* [To be done]:
Exactly reproduce the lines that run from the one containing "Rebuild this chart" through the one containing "961.9, 969.2, 973.4];", ends included, with no pictures.

--------------------

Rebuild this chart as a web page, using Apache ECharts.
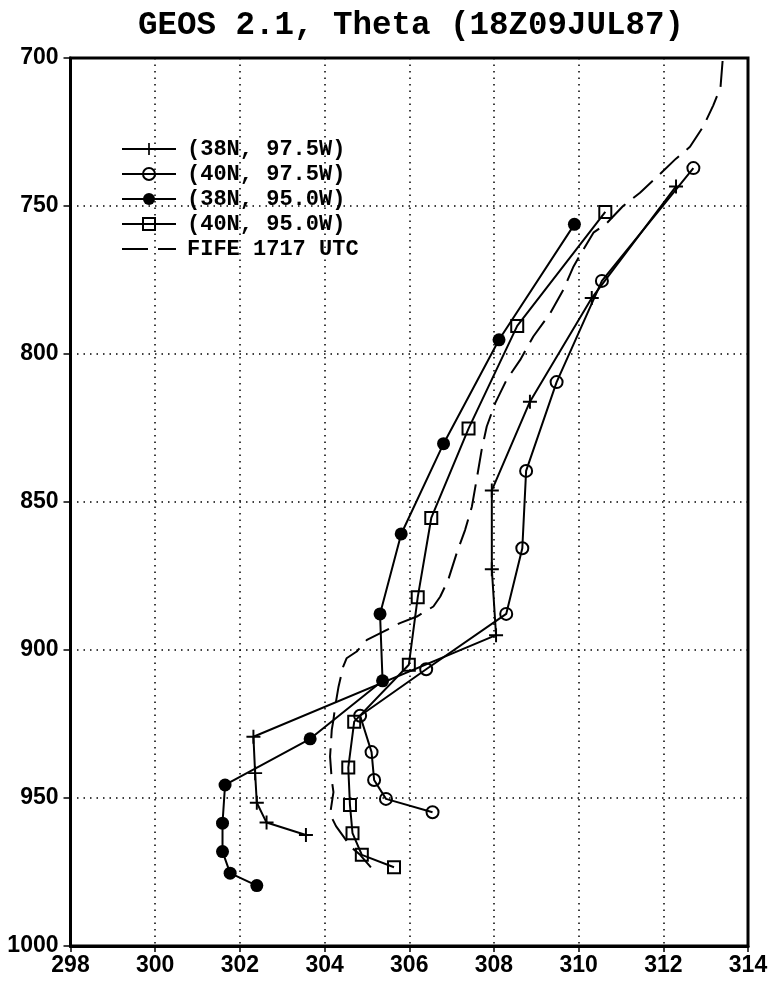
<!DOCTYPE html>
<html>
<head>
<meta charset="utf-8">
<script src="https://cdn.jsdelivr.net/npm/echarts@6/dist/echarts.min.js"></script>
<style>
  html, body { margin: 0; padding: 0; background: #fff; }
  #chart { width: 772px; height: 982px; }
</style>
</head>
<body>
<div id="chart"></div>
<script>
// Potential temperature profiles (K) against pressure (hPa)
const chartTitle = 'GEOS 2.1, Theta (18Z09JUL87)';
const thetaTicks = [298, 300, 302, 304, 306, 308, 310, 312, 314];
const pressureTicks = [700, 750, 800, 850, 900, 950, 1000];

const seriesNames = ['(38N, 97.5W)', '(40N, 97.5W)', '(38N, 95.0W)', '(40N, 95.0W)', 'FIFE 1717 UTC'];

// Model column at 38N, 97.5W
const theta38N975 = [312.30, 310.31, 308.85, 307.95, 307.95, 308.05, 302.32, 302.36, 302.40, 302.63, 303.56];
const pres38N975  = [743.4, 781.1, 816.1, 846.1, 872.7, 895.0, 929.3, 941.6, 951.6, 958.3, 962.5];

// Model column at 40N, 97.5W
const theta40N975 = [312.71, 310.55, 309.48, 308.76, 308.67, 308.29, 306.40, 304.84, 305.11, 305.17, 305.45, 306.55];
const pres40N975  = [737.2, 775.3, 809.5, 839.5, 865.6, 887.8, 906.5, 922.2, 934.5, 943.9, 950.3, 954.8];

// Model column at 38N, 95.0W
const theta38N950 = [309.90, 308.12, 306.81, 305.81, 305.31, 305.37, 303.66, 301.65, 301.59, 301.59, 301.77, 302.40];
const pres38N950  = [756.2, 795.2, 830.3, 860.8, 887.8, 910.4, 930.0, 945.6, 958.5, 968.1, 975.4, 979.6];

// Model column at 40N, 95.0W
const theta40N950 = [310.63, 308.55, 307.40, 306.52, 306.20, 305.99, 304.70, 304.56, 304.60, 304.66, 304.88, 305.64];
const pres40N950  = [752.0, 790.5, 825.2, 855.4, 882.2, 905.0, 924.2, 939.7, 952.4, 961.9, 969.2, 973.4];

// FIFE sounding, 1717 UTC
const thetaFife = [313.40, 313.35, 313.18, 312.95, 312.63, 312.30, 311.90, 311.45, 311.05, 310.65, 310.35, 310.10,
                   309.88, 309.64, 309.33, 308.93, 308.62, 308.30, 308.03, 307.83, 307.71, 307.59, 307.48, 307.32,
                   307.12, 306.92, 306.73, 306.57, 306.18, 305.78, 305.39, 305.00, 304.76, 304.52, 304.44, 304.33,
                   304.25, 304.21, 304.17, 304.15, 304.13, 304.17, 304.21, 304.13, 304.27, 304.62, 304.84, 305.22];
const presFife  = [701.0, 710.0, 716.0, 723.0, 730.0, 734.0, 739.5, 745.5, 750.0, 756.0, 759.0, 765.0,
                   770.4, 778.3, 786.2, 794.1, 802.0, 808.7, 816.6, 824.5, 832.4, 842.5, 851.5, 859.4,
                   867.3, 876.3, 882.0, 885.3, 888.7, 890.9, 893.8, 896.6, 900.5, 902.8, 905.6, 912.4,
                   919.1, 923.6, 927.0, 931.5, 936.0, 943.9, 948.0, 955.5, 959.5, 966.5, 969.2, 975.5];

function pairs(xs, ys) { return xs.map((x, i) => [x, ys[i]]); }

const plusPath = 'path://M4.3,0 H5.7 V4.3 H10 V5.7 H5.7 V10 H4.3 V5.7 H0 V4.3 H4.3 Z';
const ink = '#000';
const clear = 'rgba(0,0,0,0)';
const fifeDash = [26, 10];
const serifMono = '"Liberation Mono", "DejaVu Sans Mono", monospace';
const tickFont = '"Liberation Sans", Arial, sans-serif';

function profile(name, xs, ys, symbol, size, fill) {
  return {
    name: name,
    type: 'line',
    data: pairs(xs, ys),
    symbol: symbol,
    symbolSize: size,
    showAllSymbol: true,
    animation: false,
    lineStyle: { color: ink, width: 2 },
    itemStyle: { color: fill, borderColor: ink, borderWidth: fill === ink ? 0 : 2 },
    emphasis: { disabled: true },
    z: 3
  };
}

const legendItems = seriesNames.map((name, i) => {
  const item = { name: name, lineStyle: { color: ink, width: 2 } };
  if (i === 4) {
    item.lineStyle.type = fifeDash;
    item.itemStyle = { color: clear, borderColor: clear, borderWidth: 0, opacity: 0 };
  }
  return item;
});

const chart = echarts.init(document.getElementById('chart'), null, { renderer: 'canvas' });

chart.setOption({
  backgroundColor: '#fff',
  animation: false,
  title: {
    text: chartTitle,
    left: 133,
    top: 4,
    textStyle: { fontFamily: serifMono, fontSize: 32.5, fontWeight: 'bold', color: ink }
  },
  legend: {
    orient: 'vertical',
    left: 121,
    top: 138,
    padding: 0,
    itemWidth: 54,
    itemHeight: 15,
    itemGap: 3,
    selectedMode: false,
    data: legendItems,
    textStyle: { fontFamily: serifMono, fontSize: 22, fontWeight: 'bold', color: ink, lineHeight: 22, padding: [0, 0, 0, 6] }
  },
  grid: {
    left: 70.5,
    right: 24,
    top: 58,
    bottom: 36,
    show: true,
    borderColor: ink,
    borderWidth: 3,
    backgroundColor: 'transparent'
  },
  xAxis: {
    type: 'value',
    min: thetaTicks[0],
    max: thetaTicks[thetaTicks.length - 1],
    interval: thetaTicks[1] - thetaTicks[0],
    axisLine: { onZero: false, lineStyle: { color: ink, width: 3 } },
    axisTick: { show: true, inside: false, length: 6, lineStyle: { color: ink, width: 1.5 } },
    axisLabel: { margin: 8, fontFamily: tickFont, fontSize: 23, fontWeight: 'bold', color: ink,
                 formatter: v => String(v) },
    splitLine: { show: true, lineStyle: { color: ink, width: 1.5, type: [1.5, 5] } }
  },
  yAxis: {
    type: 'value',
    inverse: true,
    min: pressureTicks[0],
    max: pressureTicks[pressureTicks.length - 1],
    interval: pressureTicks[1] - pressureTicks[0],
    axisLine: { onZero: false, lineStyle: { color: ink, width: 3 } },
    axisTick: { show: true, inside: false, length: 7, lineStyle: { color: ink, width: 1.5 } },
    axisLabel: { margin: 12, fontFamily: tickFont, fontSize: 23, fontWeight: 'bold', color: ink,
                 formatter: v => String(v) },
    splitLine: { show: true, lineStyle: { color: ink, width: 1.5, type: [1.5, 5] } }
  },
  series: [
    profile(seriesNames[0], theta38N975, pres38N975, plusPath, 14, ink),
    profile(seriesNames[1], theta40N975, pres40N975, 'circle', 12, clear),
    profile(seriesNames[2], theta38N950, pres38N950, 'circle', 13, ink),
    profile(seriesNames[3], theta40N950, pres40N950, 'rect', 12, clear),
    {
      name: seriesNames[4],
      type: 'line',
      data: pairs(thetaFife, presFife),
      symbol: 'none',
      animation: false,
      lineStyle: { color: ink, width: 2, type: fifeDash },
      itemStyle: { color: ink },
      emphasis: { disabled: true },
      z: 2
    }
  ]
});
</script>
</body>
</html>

--------------------

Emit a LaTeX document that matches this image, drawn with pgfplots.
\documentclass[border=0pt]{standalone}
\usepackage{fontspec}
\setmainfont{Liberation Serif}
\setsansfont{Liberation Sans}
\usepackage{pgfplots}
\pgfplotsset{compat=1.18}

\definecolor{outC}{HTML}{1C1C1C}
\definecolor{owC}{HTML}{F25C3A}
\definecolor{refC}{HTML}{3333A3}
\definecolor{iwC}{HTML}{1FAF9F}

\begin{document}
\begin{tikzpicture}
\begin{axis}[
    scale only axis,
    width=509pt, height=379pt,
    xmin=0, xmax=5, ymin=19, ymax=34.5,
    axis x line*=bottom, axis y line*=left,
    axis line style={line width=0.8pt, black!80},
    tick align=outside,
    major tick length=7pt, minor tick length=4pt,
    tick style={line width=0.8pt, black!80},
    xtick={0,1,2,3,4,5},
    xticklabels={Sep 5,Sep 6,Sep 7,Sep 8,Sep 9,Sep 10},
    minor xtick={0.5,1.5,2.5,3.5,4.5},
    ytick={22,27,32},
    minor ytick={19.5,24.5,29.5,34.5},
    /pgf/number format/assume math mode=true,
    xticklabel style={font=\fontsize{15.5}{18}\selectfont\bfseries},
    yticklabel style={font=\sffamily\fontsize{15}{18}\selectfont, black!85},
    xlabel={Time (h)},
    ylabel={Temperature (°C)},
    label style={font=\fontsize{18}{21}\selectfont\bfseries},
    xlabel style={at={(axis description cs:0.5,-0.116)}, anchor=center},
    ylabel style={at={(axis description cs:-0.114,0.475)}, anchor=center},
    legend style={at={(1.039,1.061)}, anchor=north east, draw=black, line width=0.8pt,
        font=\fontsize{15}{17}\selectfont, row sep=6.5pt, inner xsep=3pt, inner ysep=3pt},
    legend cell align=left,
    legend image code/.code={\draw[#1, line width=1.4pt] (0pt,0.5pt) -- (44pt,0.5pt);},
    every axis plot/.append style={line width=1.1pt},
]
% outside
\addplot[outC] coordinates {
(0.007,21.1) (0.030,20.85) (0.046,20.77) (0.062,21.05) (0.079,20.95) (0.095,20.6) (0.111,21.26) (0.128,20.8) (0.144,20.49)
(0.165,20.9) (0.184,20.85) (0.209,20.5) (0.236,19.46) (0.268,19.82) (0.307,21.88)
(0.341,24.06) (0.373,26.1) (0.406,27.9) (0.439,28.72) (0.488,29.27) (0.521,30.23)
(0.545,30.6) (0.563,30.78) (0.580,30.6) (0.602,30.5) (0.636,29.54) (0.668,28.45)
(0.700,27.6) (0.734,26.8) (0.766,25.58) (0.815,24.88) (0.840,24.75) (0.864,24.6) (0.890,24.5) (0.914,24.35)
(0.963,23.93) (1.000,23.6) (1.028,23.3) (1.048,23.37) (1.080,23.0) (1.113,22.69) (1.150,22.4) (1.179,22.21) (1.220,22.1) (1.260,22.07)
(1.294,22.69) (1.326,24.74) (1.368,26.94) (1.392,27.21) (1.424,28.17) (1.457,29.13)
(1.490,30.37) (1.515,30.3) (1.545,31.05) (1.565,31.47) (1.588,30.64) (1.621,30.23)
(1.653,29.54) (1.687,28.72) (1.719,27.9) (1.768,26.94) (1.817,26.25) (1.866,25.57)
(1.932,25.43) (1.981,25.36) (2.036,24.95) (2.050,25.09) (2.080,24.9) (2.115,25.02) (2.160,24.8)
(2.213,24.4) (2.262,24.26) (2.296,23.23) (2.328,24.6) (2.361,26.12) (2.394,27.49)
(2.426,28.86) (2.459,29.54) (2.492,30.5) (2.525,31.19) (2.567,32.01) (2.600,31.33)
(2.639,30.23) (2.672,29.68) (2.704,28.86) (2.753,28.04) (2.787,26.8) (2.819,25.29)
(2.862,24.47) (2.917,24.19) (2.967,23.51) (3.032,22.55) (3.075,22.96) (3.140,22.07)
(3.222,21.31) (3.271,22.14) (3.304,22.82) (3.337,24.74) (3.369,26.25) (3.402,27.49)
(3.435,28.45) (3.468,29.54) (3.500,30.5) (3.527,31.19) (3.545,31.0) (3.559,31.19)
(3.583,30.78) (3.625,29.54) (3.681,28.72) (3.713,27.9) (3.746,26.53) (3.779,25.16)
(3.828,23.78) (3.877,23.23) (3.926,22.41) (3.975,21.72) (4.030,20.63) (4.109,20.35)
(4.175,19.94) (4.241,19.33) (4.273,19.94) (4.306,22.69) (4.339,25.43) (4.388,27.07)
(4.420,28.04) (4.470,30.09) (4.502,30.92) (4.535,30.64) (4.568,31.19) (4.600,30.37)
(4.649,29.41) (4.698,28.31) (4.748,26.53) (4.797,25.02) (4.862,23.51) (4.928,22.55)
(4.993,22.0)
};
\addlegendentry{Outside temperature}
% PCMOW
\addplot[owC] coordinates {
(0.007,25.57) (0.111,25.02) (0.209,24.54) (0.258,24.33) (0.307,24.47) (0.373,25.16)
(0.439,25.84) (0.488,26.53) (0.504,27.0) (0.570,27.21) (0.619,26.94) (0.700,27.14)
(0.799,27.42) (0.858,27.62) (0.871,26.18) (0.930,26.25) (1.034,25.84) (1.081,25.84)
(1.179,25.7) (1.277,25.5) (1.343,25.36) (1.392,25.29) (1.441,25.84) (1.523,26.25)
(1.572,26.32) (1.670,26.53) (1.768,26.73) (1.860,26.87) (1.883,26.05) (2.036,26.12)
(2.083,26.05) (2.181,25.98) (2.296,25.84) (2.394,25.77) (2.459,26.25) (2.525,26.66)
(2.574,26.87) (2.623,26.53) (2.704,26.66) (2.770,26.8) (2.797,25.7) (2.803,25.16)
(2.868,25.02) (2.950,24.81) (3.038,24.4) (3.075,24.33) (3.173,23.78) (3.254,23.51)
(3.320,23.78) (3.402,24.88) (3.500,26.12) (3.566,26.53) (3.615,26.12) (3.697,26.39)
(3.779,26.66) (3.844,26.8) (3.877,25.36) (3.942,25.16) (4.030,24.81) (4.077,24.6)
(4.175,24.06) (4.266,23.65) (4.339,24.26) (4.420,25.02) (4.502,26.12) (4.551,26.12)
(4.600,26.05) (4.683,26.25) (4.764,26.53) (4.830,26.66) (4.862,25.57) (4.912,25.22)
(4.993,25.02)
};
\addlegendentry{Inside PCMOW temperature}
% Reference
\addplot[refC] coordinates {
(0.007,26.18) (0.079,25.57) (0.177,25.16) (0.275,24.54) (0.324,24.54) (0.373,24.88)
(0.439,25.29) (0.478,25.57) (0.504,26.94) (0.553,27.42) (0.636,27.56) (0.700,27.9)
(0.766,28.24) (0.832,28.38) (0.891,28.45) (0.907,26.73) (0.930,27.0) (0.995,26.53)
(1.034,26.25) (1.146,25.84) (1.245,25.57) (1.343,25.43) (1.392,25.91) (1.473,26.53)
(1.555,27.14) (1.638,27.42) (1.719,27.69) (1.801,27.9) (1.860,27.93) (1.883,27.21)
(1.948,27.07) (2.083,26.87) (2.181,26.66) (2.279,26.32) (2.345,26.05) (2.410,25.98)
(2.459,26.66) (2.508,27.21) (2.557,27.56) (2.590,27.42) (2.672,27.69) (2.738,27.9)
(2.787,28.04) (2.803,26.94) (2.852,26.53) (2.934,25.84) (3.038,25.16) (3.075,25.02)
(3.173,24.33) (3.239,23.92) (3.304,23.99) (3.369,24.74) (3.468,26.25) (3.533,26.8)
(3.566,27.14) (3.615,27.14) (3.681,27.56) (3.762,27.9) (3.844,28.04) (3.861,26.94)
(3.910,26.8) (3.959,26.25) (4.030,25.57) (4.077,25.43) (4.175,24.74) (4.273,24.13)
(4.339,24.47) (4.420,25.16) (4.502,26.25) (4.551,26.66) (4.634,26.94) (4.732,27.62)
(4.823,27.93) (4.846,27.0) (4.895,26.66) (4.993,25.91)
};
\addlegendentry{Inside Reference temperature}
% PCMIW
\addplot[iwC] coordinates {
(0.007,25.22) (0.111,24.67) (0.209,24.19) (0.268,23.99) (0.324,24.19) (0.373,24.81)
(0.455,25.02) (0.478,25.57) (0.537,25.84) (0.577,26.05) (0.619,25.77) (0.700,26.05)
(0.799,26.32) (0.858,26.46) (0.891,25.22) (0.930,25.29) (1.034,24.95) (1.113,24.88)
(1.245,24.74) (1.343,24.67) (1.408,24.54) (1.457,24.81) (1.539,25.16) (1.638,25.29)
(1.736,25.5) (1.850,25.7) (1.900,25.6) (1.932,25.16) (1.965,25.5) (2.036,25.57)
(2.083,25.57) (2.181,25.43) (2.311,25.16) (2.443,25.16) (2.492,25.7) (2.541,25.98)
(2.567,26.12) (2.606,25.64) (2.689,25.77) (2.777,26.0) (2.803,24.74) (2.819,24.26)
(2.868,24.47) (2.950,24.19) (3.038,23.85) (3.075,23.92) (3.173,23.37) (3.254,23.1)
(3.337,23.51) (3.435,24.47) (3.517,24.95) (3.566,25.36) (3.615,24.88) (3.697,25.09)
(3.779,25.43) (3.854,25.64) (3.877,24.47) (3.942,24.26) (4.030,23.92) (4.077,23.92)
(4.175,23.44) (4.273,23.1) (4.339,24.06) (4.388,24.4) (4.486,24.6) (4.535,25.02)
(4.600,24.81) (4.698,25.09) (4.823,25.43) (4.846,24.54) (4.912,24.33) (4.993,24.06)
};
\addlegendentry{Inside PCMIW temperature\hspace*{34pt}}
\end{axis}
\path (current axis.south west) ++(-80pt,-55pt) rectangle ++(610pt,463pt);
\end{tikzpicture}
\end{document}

--------------------

* [Output]:
Rebuild this chart as a web page, using Apache ECharts.
<!DOCTYPE html>
<html>
<head>
<meta charset="utf-8">
<script src="https://cdn.jsdelivr.net/npm/echarts@6/dist/echarts.min.js"></script>
<style>
  html, body { margin: 0; padding: 0; background: #fff; }
  #chart { width: 772px; height: 982px; }
</style>
</head>
<body>
<div id="chart"></div>
<script>
// Potential temperature profiles (K) against pressure (hPa)
const chartTitle = 'GEOS 2.1, Theta (18Z09JUL87)';
const thetaTicks = [298, 300, 302, 304, 306, 308, 310, 312, 314];
const pressureTicks = [700, 750, 800, 850, 900, 950, 1000];

const seriesNames = ['(38N, 97.5W)', '(40N, 97.5W)', '(38N, 95.0W)', '(40N, 95.0W)', 'FIFE 1717 UTC'];

// Model column at 38N, 97.5W
const theta38N975 = [312.30, 310.31, 308.85, 307.95, 307.95, 308.05, 302.32, 302.36, 302.40, 302.63, 303.56];
const pres38N975  = [743.4, 781.1, 816.1, 846.1, 872.7, 895.0, 929.3, 941.6, 951.6, 958.3, 962.5];

// Model column at 40N, 97.5W
const theta40N975 = [312.71, 310.55, 309.48, 308.76, 308.67, 308.29, 306.40, 304.84, 305.11, 305.17, 305.45, 306.55];
const pres40N975  = [737.2, 775.3, 809.5, 839.5, 865.6, 887.8, 906.5, 922.2, 934.5, 943.9, 950.3, 954.8];

// Model column at 38N, 95.0W
const theta38N950 = [309.90, 308.12, 306.81, 305.81, 305.31, 305.37, 303.66, 301.65, 301.59, 301.59, 301.77, 302.40];
const pres38N950  = [756.2, 795.2, 830.3, 860.8, 887.8, 910.4, 930.0, 945.6, 958.5, 968.1, 975.4, 979.6];

// Model column at 40N, 95.0W
const theta40N950 = [310.63, 308.55, 307.40, 306.52, 306.20, 305.99, 304.70, 304.56, 304.60, 304.66, 304.88, 305.64];
const pres40N950  = [752.0, 790.5, 825.2, 855.4, 882.2, 905.0, 924.2, 939.7, 952.4, 961.9, 969.2, 973.4];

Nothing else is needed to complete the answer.